> [EXERCISE DIRECTIONS] Write out the full listing exactly as given, minus the images.

> [RECORDED DATA]
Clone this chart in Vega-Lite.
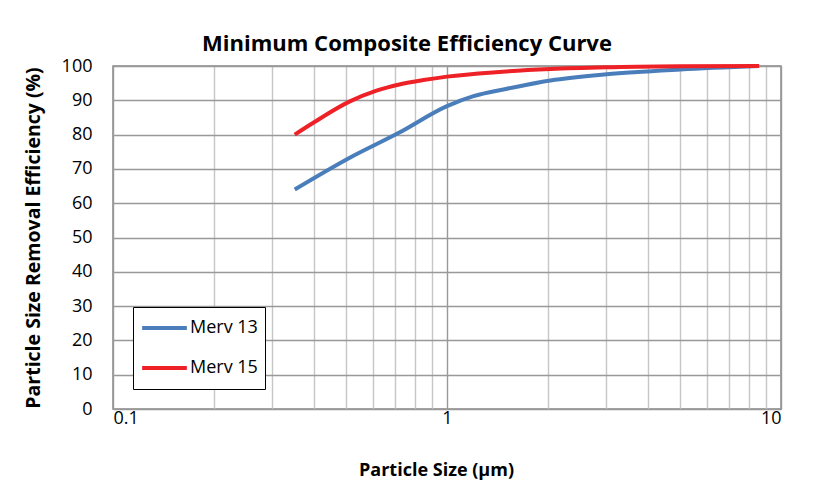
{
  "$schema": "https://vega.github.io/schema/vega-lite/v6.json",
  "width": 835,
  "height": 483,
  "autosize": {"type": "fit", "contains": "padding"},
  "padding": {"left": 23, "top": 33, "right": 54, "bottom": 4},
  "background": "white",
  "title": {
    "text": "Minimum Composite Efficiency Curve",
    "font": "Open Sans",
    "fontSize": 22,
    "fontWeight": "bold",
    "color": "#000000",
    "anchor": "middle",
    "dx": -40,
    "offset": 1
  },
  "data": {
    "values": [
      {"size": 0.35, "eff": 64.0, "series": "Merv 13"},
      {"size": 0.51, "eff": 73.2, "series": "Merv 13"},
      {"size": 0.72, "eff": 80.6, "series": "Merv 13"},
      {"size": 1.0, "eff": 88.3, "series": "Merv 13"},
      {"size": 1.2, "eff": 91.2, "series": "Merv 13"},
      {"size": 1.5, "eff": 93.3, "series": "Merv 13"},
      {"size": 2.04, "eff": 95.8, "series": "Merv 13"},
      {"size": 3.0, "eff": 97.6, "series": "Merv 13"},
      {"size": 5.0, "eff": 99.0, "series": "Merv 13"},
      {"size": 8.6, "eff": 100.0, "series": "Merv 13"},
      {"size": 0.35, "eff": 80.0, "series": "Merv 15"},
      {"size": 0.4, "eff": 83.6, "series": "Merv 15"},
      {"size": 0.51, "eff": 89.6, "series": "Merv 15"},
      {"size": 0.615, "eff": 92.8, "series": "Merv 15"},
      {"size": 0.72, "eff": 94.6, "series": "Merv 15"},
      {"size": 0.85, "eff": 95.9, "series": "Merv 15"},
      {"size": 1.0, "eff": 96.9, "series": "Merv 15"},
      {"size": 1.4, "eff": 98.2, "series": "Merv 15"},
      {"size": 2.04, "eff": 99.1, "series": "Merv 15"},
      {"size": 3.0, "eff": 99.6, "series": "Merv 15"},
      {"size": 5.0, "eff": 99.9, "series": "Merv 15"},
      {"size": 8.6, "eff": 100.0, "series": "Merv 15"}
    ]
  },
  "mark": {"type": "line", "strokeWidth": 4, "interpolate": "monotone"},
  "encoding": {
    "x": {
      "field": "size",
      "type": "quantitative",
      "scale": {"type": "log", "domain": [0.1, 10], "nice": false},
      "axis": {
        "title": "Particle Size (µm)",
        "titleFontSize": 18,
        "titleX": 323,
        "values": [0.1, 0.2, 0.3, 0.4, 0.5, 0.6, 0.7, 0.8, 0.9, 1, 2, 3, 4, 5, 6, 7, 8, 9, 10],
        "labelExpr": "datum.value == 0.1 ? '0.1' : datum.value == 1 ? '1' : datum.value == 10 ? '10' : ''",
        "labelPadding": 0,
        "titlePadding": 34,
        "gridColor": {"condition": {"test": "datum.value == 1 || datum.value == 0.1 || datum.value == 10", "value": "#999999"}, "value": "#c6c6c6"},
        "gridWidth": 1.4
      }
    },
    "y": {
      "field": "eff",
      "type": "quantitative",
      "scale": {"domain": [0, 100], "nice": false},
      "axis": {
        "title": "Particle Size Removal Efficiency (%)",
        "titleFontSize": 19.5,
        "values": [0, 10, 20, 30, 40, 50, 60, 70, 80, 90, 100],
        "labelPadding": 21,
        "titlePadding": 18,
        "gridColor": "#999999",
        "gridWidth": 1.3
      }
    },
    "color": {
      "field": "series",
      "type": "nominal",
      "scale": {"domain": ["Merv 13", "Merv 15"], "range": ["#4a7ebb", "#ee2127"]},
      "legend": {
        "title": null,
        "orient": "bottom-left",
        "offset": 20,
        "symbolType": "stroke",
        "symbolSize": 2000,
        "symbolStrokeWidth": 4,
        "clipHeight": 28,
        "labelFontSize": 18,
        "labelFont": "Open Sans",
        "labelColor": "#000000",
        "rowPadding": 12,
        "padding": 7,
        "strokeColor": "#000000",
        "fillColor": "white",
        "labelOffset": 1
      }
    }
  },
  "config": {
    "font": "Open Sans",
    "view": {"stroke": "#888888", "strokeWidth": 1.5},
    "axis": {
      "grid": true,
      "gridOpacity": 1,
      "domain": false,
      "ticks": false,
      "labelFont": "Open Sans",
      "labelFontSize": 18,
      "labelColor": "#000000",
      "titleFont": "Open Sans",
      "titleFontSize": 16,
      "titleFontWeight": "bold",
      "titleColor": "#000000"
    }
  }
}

> [ANSWER FOR THIS EXERCISE]
Clone this chart in Vega-Lite.
{
  "$schema": "https://vega.github.io/schema/vega-lite/v6.json",
  "width": 835,
  "height": 483,
  "autosize": {"type": "fit", "contains": "padding"},
  "padding": {"left": 23, "top": 33, "right": 54, "bottom": 4},
  "background": "white",
  "title": {
    "text": "Minimum Composite Efficiency Curve",
    "font": "Open Sans",
    "fontSize": 22,
    "fontWeight": "bold",
    "color": "#000000",
    "anchor": "middle",
    "dx": -40,
    "offset": 1
  },
  "data": {
    "values": [
      {"size": 0.35, "eff": 64.0, "series": "Merv 13"},
      {"size": 0.51, "eff": 73.2, "series": "Merv 13"},
      {"size": 0.72, "eff": 80.6, "series": "Merv 13"},
      {"size": 1.0, "eff": 88.3, "series": "Merv 13"},
      {"size": 1.2, "eff": 91.2, "series": "Merv 13"},
      {"size": 1.5, "eff": 93.3, "series": "Merv 13"},
      {"size": 2.04, "eff": 95.8, "series": "Merv 13"},
      {"size": 3.0, "eff": 97.6, "series": "Merv 13"},
      {"size": 5.0, "eff": 99.0, "series": "Merv 13"},
      {"size": 8.6, "eff": 100.0, "series": "Merv 13"},
      {"size": 0.35, "eff": 80.0, "series": "Merv 15"},
      {"size": 0.4, "eff": 83.6, "series": "Merv 15"},
      {"size": 0.51, "eff": 89.6, "series": "Merv 15"},
      {"size": 0.615, "eff": 92.8, "series": "Merv 15"},
      {"size": 0.72, "eff": 94.6, "series": "Merv 15"},
      {"size": 0.85, "eff": 95.9, "series": "Merv 15"},
      {"size": 1.0, "eff": 96.9, "series": "Merv 15"},
      {"size": 1.4, "eff": 98.2, "series": "Merv 15"},
      {"size": 2.04, "eff": 99.1, "series": "Merv 15"},
      {"size": 3.0, "eff": 99.6, "series": "Merv 15"},
      {"size": 5.0, "eff": 99.9, "series": "Merv 15"},
      {"size": 8.6, "eff": 100.0, "series": "Merv 15"}
    ]
  },
  "mark": {"type": "line", "strokeWidth": 4, "interpolate": "monotone"},
  "encoding": {
    "x": {
      "field": "size",
      "type": "quantitative",
      "scale": {"type": "log", "domain": [0.1, 10], "nice": false},
      "axis": {
        "title": "Particle Size (µm)",
        "titleFontSize": 18,
        "titleX": 323,
        "values": [0.1, 0.2, 0.3, 0.4, 0.5, 0.6, 0.7, 0.8, 0.9, 1, 2, 3, 4, 5, 6, 7, 8, 9, 10],
        "labelExpr": "datum.value == 0.1 ? '0.1' : datum.value == 1 ? '1' : datum.value == 10 ? '10' : ''",
        "labelPadding": 0,
        "titlePadding": 34,
        "gridColor": {"condition": {"test": "datum.value == 1 || datum.value == 0.1 || datum.value == 10", "value": "#999999"}, "value": "#c6c6c6"},
        "gridWidth": 1.4
      }
    },
    "y": {
      "field": "eff",
      "type": "quantitative",
      "scale": {"domain": [0, 100], "nice": false},
      "axis": {
        "title": "Particle Size Removal Efficiency (%)",
        "titleFontSize": 19.5,
        "values": [0, 10, 20, 30, 40, 50, 60, 70, 80, 90, 100],
        "labelPadding": 21,
        "titlePadding": 18,
        "gridColor": "#999999",
        "gridWidth": 1.3
      }
    },
    "color": {
      "field": "series",
      "type": "nominal",
      "scale": {"domain": ["Merv 13", "Merv 15"], "range": ["#4a7ebb", "#ee2127"]},
      "legend": {
        "title": null,
        "orient": "bottom-left",
        "offset": 20,
        "symbolType": "stroke",
        "symbolSize": 2000,
        "symbolStrokeWidth": 4,
        "clipHeight": 28,
        "labelFontSize": 18,
        "labelFont": "Open Sans",
        "labelColor": "#000000",
        "rowPadding": 12,
        "padding": 7,
        "strokeColor": "#000000",
        "fillColor": "white",
        "labelOffset": 1
      }
    }
  },
  "config": {
    "font": "Open Sans",
    "view": {"stroke": "#888888", "strokeWidth": 1.5},
    "axis": {
      "grid": true,
      "gridOpacity": 1,
      "domain": false,
      "ticks": false,
      "labelFont": "Open Sans",
      "labelFontSize": 18,
      "labelColor": "#000000",
      "titleFont": "Open Sans",
      "titleFontSize": 16,
      "titleFontWeight": "bold",
      "titleColor": "#000000"
    }
  }
}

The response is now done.